What is needed:
Return every record below exactly as written, but leave out the pictures.

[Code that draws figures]
• • • •

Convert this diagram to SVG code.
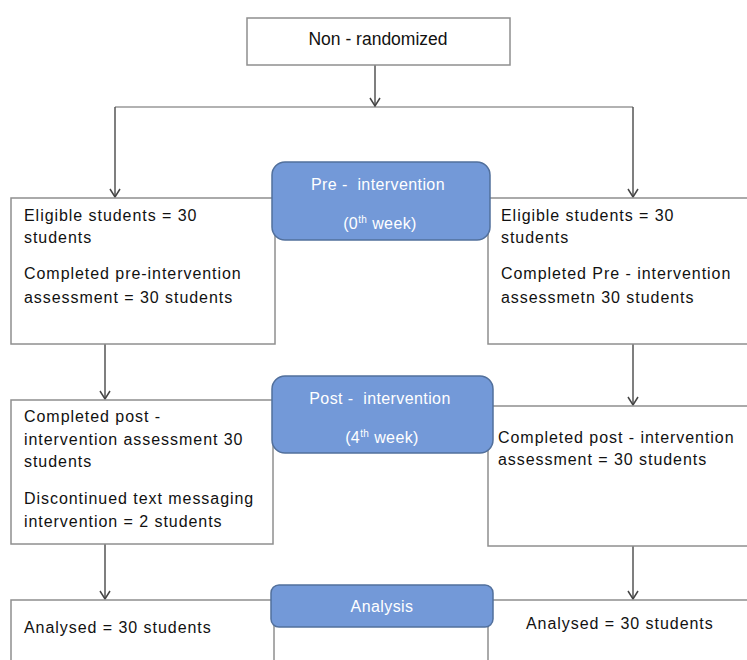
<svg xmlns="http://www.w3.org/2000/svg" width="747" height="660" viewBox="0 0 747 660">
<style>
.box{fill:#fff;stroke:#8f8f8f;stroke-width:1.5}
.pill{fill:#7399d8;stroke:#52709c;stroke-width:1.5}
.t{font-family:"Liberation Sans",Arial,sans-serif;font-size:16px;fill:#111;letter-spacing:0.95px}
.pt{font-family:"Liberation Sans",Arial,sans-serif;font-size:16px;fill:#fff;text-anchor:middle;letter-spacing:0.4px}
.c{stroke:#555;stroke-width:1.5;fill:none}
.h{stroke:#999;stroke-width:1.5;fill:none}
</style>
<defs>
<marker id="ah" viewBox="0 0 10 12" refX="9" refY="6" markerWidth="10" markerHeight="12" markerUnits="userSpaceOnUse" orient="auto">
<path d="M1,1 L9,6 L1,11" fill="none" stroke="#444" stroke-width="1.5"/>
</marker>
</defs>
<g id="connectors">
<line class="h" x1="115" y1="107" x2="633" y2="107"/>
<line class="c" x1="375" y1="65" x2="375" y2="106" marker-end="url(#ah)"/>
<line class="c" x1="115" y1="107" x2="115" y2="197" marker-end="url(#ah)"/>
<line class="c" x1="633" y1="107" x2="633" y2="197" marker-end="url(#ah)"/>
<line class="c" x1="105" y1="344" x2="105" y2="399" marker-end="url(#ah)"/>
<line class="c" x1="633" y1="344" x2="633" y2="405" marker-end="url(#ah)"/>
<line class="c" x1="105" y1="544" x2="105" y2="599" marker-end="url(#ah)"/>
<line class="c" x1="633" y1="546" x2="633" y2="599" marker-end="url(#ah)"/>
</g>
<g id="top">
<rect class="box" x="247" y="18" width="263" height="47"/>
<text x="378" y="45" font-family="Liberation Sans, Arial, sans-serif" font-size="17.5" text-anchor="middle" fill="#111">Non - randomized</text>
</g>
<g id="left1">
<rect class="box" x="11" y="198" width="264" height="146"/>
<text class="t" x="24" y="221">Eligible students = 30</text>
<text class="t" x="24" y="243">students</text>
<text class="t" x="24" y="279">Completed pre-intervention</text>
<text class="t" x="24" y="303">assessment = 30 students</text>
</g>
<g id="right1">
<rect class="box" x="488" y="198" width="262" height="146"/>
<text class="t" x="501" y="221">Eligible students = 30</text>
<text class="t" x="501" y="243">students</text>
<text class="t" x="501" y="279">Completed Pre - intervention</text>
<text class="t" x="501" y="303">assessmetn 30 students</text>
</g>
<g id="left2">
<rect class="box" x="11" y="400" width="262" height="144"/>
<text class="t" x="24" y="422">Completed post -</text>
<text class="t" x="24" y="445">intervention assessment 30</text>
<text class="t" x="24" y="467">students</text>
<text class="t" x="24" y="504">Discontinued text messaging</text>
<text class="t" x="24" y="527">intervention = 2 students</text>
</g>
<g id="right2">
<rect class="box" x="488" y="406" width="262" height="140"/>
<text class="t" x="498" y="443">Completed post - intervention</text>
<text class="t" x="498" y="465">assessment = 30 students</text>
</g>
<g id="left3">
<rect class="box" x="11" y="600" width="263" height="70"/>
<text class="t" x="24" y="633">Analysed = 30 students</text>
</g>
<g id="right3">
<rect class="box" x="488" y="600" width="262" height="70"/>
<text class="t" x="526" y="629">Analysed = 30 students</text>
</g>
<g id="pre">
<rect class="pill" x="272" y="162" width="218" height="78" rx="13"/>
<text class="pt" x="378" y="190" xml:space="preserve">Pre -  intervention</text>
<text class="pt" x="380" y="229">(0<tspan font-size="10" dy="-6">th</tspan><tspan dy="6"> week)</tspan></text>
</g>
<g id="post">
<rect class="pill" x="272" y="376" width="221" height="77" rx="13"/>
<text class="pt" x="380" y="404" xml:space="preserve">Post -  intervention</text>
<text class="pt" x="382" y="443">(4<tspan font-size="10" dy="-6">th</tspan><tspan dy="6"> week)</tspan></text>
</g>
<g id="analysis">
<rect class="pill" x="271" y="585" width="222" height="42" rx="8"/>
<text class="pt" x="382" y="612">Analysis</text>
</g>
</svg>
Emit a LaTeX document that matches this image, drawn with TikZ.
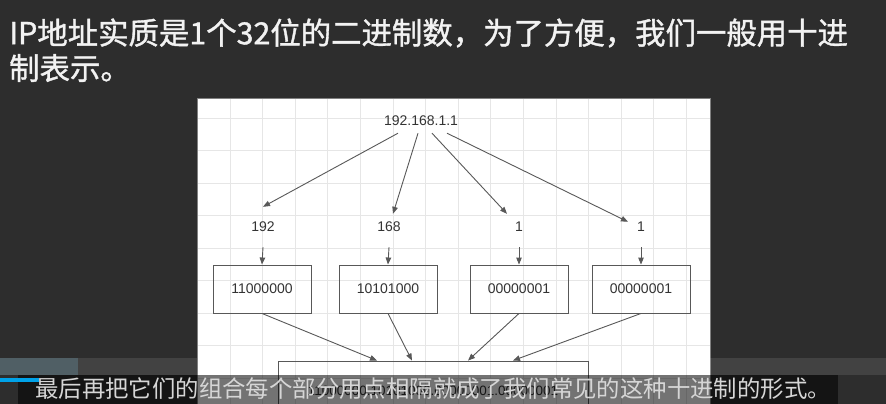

• • • •

Answer to this problem:
Convert this diagram to SVG code.
<svg xmlns="http://www.w3.org/2000/svg" width="747" height="660" viewBox="0 0 747 660">
<style>
.box{fill:#fff;stroke:#8f8f8f;stroke-width:1.5}
.pill{fill:#7399d8;stroke:#52709c;stroke-width:1.5}
.t{font-family:"Liberation Sans",Arial,sans-serif;font-size:16px;fill:#111;letter-spacing:0.95px}
.pt{font-family:"Liberation Sans",Arial,sans-serif;font-size:16px;fill:#fff;text-anchor:middle;letter-spacing:0.4px}
.c{stroke:#555;stroke-width:1.5;fill:none}
.h{stroke:#999;stroke-width:1.5;fill:none}
</style>
<defs>
<marker id="ah" viewBox="0 0 10 12" refX="9" refY="6" markerWidth="10" markerHeight="12" markerUnits="userSpaceOnUse" orient="auto">
<path d="M1,1 L9,6 L1,11" fill="none" stroke="#444" stroke-width="1.5"/>
</marker>
</defs>
<g id="connectors">
<line class="h" x1="115" y1="107" x2="633" y2="107"/>
<line class="c" x1="375" y1="65" x2="375" y2="106" marker-end="url(#ah)"/>
<line class="c" x1="115" y1="107" x2="115" y2="197" marker-end="url(#ah)"/>
<line class="c" x1="633" y1="107" x2="633" y2="197" marker-end="url(#ah)"/>
<line class="c" x1="105" y1="344" x2="105" y2="399" marker-end="url(#ah)"/>
<line class="c" x1="633" y1="344" x2="633" y2="405" marker-end="url(#ah)"/>
<line class="c" x1="105" y1="544" x2="105" y2="599" marker-end="url(#ah)"/>
<line class="c" x1="633" y1="546" x2="633" y2="599" marker-end="url(#ah)"/>
</g>
<g id="top">
<rect class="box" x="247" y="18" width="263" height="47"/>
<text x="378" y="45" font-family="Liberation Sans, Arial, sans-serif" font-size="17.5" text-anchor="middle" fill="#111">Non - randomized</text>
</g>
<g id="left1">
<rect class="box" x="11" y="198" width="264" height="146"/>
<text class="t" x="24" y="221">Eligible students = 30</text>
<text class="t" x="24" y="243">students</text>
<text class="t" x="24" y="279">Completed pre-intervention</text>
<text class="t" x="24" y="303">assessment = 30 students</text>
</g>
<g id="right1">
<rect class="box" x="488" y="198" width="262" height="146"/>
<text class="t" x="501" y="221">Eligible students = 30</text>
<text class="t" x="501" y="243">students</text>
<text class="t" x="501" y="279">Completed Pre - intervention</text>
<text class="t" x="501" y="303">assessmetn 30 students</text>
</g>
<g id="left2">
<rect class="box" x="11" y="400" width="262" height="144"/>
<text class="t" x="24" y="422">Completed post -</text>
<text class="t" x="24" y="445">intervention assessment 30</text>
<text class="t" x="24" y="467">students</text>
<text class="t" x="24" y="504">Discontinued text messaging</text>
<text class="t" x="24" y="527">intervention = 2 students</text>
</g>
<g id="right2">
<rect class="box" x="488" y="406" width="262" height="140"/>
<text class="t" x="498" y="443">Completed post - intervention</text>
<text class="t" x="498" y="465">assessment = 30 students</text>
</g>
<g id="left3">
<rect class="box" x="11" y="600" width="263" height="70"/>
<text class="t" x="24" y="633">Analysed = 30 students</text>
</g>
<g id="right3">
<rect class="box" x="488" y="600" width="262" height="70"/>
<text class="t" x="526" y="629">Analysed = 30 students</text>
</g>
<g id="pre">
<rect class="pill" x="272" y="162" width="218" height="78" rx="13"/>
<text class="pt" x="378" y="190" xml:space="preserve">Pre -  intervention</text>
<text class="pt" x="380" y="229">(0<tspan font-size="10" dy="-6">th</tspan><tspan dy="6"> week)</tspan></text>
</g>
<g id="post">
<rect class="pill" x="272" y="376" width="221" height="77" rx="13"/>
<text class="pt" x="380" y="404" xml:space="preserve">Post -  intervention</text>
<text class="pt" x="382" y="443">(4<tspan font-size="10" dy="-6">th</tspan><tspan dy="6"> week)</tspan></text>
</g>
<g id="analysis">
<rect class="pill" x="271" y="585" width="222" height="42" rx="8"/>
<text class="pt" x="382" y="612">Analysis</text>
</g>
</svg>
Emit a LaTeX document that matches this image, drawn with TikZ.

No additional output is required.